I’m a huge fan of southern Utah, home of Zion, Arches, Canyonlands and Bryce national parks. And I’m a newly minted fan of this outfit called 3hattrio, which is based in the Zion area and makes music that matches the region’s lonely grandeur.
3hattrio is Hal Cannon, who plays banjo and guitar; Greg Istock on double bass; and Eli Wrankle on violin. Both Cannon and Istock contribute songs and share in the singing duties. In these 11 songs you can feel the desert summer sun and the dry winter chill, taste the dust, smell the sage and experience the solitude of these lands.

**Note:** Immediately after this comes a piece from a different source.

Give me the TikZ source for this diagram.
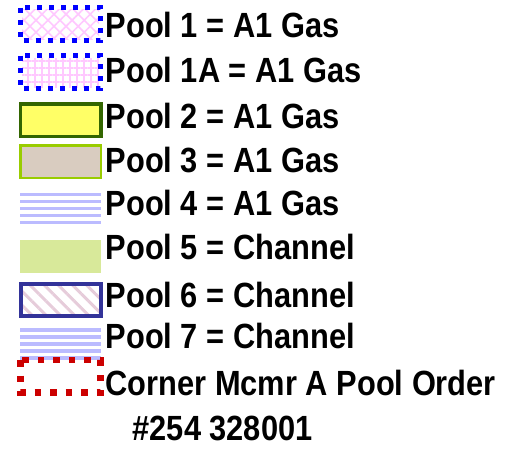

The characters in these songs for the most part are lonesome, sometimes desperate, their lives perhaps made tolerable only by the beauty of the environment, even though it sometimes turns on them – as it does in the opening song, “Get Back Home.” Istock sings in his gravely tenor the tragic words of people lost in a flash flood, set to a lovely melody. The sad but beautiful refrain, “We all wait wishing for light, now there’s only more rain,” sets the tone for what’s to come.
What’s to come includes Cannon’s “Nothing,” the starkly arranged interpretation of an origin myth sung in Cannon’s deep, dusty baritone. The song could double as metaphor for the mystery of artistic inspiration, as we see in the last verse: “Before the start we came from nothing / And nothing brought the first sweet breath. Music’s kind touch, it had no structure / That was day’s caress, that was day’s caress.” Or there’s “Off The Map,” sung by Istock, the ballad of a cowboy fleeing the memory of a love that ended in jealousy and maybe violence, simple words that sketch a powerful and gritty tale. “White Pressing Down” finds a solitary character on a winter’s drive to Wyoming, haunted by memories that Wrankle seems to pull out of his fiddle as Cannon sings in a voice of deep exhaustion, “The window is frosted / I’ll be drivin’ all day / Drivin’ all day …” Cannon also sings of the smothering power of the desert in “Sand Storm,” and plays a beautiful instrumental “Crippled Up Blues” on what sounds like a baritone banjo played claw-hammer style. Here’s a live version of “Sand Storm” from the 2015 Moab Folk Festival.
Istock’s “Western City Nights” comes off like a Tom Waits song, the words unclear as to whether he’s singing of his love for a woman or a city, or maybe both. And his “Get On The Bus” is the best of the lot, a rambling vision of coming and going, leaving and returning, remembering and forgetting, revolving around the symbol of the bus.
Add in a couple of old traditional songs, both from the John Lomax collection – one from an old British murder ballad, the other of a Texas trail drive – and you’ve got a fine collection of songs that takes the American folk music tradition into the desert Southwest as well as I’ve heard it done. From out there in the windy, dramatic landscape of Virgin, Utah, 3hattrio is putting its stamp on the singer-songwriter genre.